**WHAT IS REQUIRED:** From the entries below, copy every line holding the word "with".

.....

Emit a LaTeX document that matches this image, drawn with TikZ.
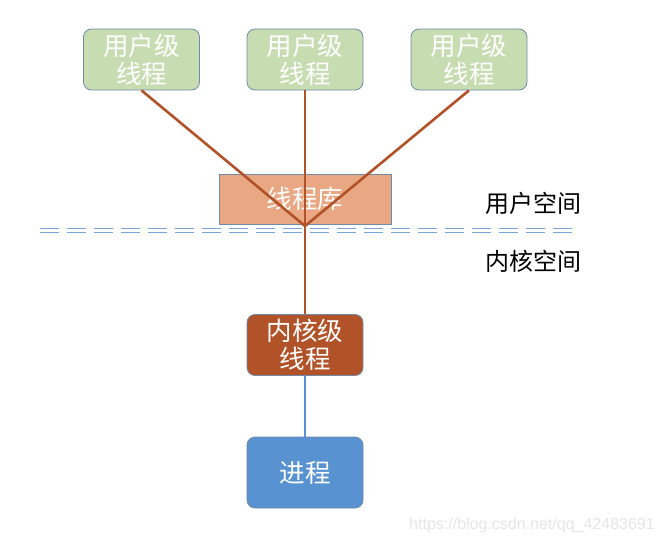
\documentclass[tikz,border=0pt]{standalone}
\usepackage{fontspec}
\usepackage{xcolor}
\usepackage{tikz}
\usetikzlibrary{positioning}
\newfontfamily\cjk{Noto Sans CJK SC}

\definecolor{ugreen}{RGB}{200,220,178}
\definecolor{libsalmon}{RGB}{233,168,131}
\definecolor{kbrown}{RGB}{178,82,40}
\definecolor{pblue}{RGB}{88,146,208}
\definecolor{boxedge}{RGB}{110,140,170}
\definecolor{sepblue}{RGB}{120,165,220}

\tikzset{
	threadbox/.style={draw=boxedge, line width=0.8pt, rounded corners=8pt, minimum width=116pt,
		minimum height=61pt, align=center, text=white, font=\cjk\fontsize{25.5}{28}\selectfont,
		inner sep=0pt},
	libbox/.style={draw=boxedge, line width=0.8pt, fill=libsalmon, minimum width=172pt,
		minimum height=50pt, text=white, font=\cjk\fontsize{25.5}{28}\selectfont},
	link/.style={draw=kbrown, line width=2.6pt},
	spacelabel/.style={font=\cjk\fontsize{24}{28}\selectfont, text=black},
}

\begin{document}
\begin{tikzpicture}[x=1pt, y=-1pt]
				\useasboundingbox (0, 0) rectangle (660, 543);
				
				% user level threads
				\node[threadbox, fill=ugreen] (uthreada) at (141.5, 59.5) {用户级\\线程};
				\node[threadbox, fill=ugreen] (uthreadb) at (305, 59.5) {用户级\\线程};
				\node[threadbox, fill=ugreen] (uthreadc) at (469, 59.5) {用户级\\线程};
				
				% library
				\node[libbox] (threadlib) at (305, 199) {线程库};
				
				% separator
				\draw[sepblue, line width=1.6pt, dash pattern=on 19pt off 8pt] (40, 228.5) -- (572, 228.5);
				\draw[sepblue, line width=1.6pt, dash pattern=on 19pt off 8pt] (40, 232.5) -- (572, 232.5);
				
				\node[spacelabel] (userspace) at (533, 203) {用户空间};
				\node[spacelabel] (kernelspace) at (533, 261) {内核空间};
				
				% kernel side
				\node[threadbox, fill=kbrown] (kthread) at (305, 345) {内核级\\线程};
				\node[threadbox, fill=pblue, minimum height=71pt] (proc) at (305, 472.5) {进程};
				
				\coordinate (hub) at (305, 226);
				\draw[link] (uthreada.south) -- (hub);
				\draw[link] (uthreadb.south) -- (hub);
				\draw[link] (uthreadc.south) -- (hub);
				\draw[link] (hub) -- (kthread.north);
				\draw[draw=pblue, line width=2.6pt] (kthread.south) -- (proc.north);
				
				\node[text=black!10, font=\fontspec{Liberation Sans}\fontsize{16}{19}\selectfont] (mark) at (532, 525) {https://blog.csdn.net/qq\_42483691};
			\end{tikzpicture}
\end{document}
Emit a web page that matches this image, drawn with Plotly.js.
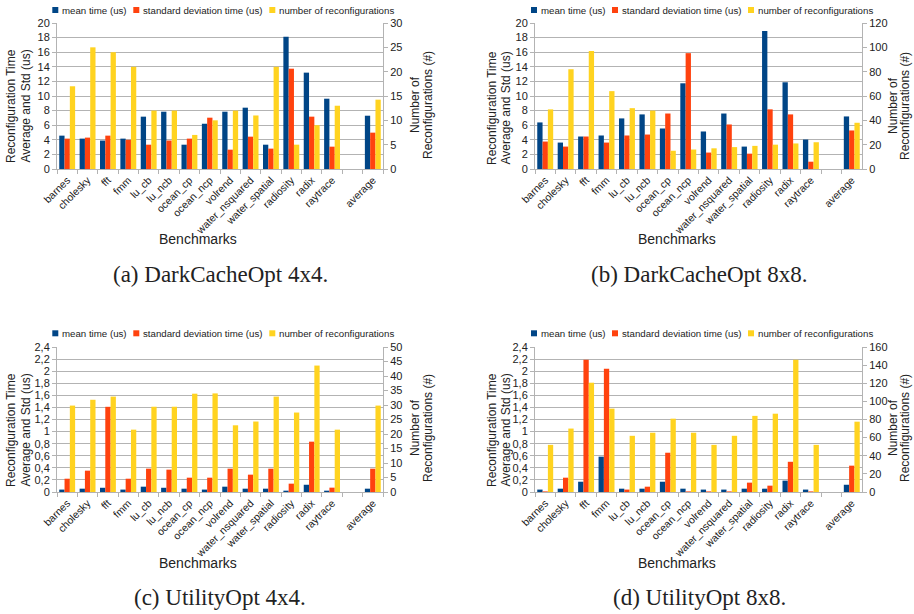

.....

**TASK ANSWER:**
Emit a LaTeX document that matches this image, drawn with TikZ.
Emit a web page that matches this image, drawn with Plotly.js.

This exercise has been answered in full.